Thanks, AJ. Just gotta learn to deal with the scary factor.
Thanks a lot, Elmer. I needed to read that for my own sanity. And I agree with it wholeheartedly. This has been a problem I've dealt with my entire life and I just want to break free of it. I never seem to look at the potential "positive" outcome, only the "negative", and it's hurting me. I honestly believe I'm my own worse enemy 100% of the time.
Funny thing is the other day, me and this girl shared a good amount of eye contact in the computer lab of my school, and overall, I got a pretty nice vibe from her. Unfortunately, she ended up leaving before me, so I just chalked it up to my lack of aggressiveness and assumed I'd never see her again.
I was way off. No less than 15 mins later when I get to the subway to start making my way home, I see her come in about 2 mins later, look in my direction, and sit right near me. Now, she had headphones on and was reading a book, but we were still sharing some glances.

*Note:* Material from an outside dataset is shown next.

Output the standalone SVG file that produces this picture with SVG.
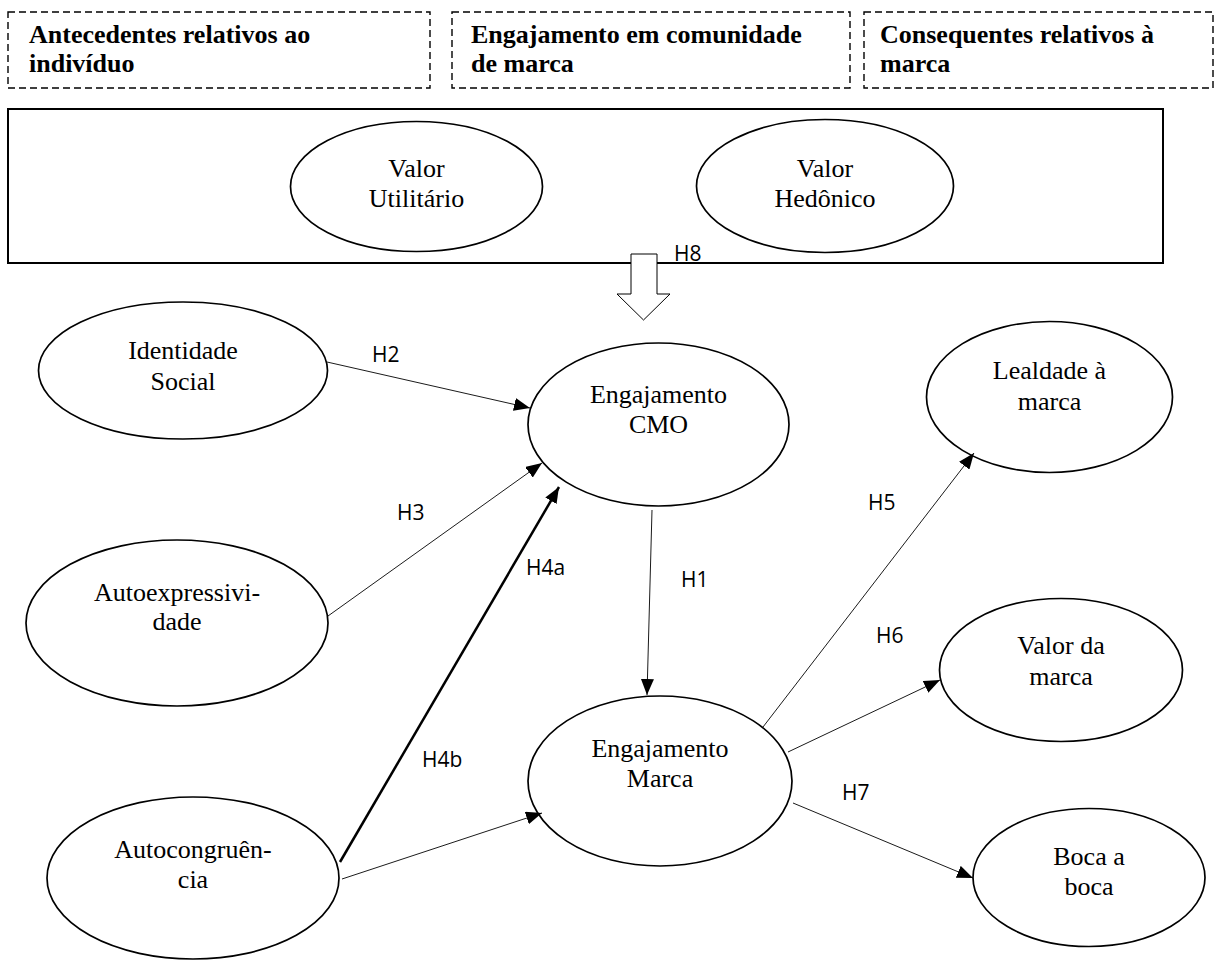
<svg xmlns="http://www.w3.org/2000/svg" width="1217" height="960" viewBox="0 0 1217 960">
  <style>
    .hdr { fill: none; stroke: #000; stroke-width: 1.4; stroke-dasharray: 7 4; }
    .hdr-t { font-family: "Liberation Serif", "Times New Roman", serif; font-size: 26px; font-weight: bold; fill: #000; }
    .frame { fill: none; stroke: #000; stroke-width: 2; }
    .node { fill: #fff; stroke: #000; stroke-width: 1.7; }
    .nt { font-family: "Liberation Serif", "Times New Roman", serif; font-size: 26px; fill: #000; text-anchor: middle; }
    .edge { stroke: #000; stroke-width: 0.9; fill: none; marker-end: url(#tri); }
    .edge.bold { stroke-width: 2.5; }
    .lbl { font-family: "Open Sans", "Liberation Sans", sans-serif; font-size: 21px; fill: #000; }
  </style>
  <defs>
    <marker id="tri" markerUnits="userSpaceOnUse" markerWidth="16" markerHeight="13" refX="16" refY="6.5" orient="auto">
      <path d="M0,0 L16,6.5 L0,13 Z" fill="#000"/>
    </marker>
  </defs>

  <rect width="1217" height="960" fill="#fff"/>

  <!-- column headings -->
  <g id="heading-antecedentes">
    <rect class="hdr" x="8" y="12" width="422" height="76"/>
    <text class="hdr-t" x="29" y="43">Antecedentes relativos ao</text>
    <text class="hdr-t" x="29" y="72">indivíduo</text>
  </g>
  <g id="heading-engajamento">
    <rect class="hdr" x="452" y="12" width="398" height="76"/>
    <text class="hdr-t" x="471" y="43">Engajamento em comunidade</text>
    <text class="hdr-t" x="471" y="72">de marca</text>
  </g>
  <g id="heading-consequentes">
    <rect class="hdr" x="864" y="12" width="349" height="76"/>
    <text class="hdr-t" x="880" y="43">Consequentes relativos à</text>
    <text class="hdr-t" x="880" y="72">marca</text>
  </g>

  <!-- value frame -->
  <g id="value-frame">
    <rect class="frame" x="8" y="109" width="1155" height="154"/>
  </g>
  <g id="valor-utilitario">
    <ellipse class="node" cx="416.5" cy="186.5" rx="126" ry="65"/>
    <text class="nt" x="416.5" y="177">Valor</text>
    <text class="nt" x="416.5" y="207">Utilitário</text>
  </g>
  <g id="valor-hedonico">
    <ellipse class="node" cx="825" cy="186" rx="128.5" ry="66.5"/>
    <text class="nt" x="825" y="177">Valor</text>
    <text class="nt" x="825" y="207">Hedônico</text>
  </g>

  <!-- constructs -->
  <g id="identidade-social">
    <ellipse class="node" cx="183" cy="370.5" rx="144.5" ry="68.5"/>
    <text class="nt" x="183" y="359">Identidade</text>
    <text class="nt" x="183" y="390">Social</text>
  </g>
  <g id="engajamento-cmo">
    <ellipse class="node" cx="658.5" cy="424.5" rx="130.5" ry="81.5"/>
    <text class="nt" x="658.5" y="403">Engajamento</text>
    <text class="nt" x="658.5" y="433">CMO</text>
  </g>
  <g id="lealdade-marca">
    <ellipse class="node" cx="1049.5" cy="397" rx="123" ry="75.5"/>
    <text class="nt" x="1049.5" y="379">Lealdade à</text>
    <text class="nt" x="1049.5" y="410">marca</text>
  </g>
  <g id="autoexpressividade">
    <ellipse class="node" cx="177" cy="623" rx="151" ry="83"/>
    <text class="nt" x="177" y="601">Autoexpressivi-</text>
    <text class="nt" x="177" y="630">dade</text>
  </g>
  <g id="valor-marca">
    <ellipse class="node" cx="1061" cy="670" rx="121.5" ry="71.5"/>
    <text class="nt" x="1061" y="654">Valor da</text>
    <text class="nt" x="1061" y="685">marca</text>
  </g>
  <g id="engajamento-marca">
    <ellipse class="node" cx="660" cy="781" rx="132" ry="85"/>
    <text class="nt" x="660" y="757">Engajamento</text>
    <text class="nt" x="660" y="787">Marca</text>
  </g>
  <g id="autocongruencia">
    <ellipse class="node" cx="193" cy="878" rx="146" ry="81"/>
    <text class="nt" x="193" y="858">Autocongruên-</text>
    <text class="nt" x="193" y="888">cia</text>
  </g>
  <g id="boca-a-boca">
    <ellipse class="node" cx="1089" cy="877.5" rx="116" ry="69"/>
    <text class="nt" x="1089" y="865">Boca a</text>
    <text class="nt" x="1089" y="895">boca</text>
  </g>

  <!-- connectors -->
  <g id="connectors">
    <polygon points="631,254 657,254 657,294 670,294 643.5,320 617,294 631,294" fill="#fff" stroke="#000" stroke-width="1"/>
    <line class="edge" x1="327" y1="362" x2="530" y2="408"/>
    <line class="edge" x1="328" y1="616" x2="542" y2="463"/>
    <line class="edge bold" x1="340" y1="862" x2="559" y2="487"/>
    <line class="edge" x1="342" y1="879" x2="542" y2="813"/>
    <line class="edge" x1="652" y1="510" x2="647" y2="695"/>
    <line class="edge" x1="763" y1="727" x2="974" y2="453"/>
    <line class="edge" x1="788" y1="752" x2="940" y2="680"/>
    <line class="edge" x1="793" y1="803" x2="973" y2="878"/>
  </g>

  <!-- hypothesis labels -->
  <g id="labels">
    <text class="lbl" x="674" y="261">H8</text>
    <text class="lbl" x="372" y="362">H2</text>
    <text class="lbl" x="397" y="520">H3</text>
    <text class="lbl" x="526" y="575">H4a</text>
    <text class="lbl" x="681" y="587">H1</text>
    <text class="lbl" x="868" y="510">H5</text>
    <text class="lbl" x="876" y="643">H6</text>
    <text class="lbl" x="422" y="767">H4b</text>
    <text class="lbl" x="842" y="800">H7</text>
  </g>
</svg>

Anyway, she gets on the train and I do as well, albeit a different car. Once we get off at the same stop, we make eye contact again, but this time she looks at me with a sad look and just kept going. I was also going in the same direction as her, but this time she took the headphones off and I had the perfect opportunity (no one else was around) to approach, yet I just couldn't for the life of me say a measly "hello" to this nice looking woman.
I usually just end up writing off a situation like that as a "fantasy", believing I made all of the sequences up in my mind to make myself believe that was what was going on when it wasn't, but deep in my heart, I know I'm just trying to make an excuse for myself.
To be honest, I wanted to cry because of how low and pathetic I've felt, but I just kept it in. This has literally happened to me over a 100 times, and sometimes with even stronger signs of attraction, but I just assume they're being nice because that's likely who they are around everyone. I just find countless excuses as to why they're really not attracted to me and often use those to justify my lack of an approach.
Really, Elmer, thanks for the wonderful post. I just hope I can start applying this mindset in my daily life because I want to improve and become a better person instead of being isolated.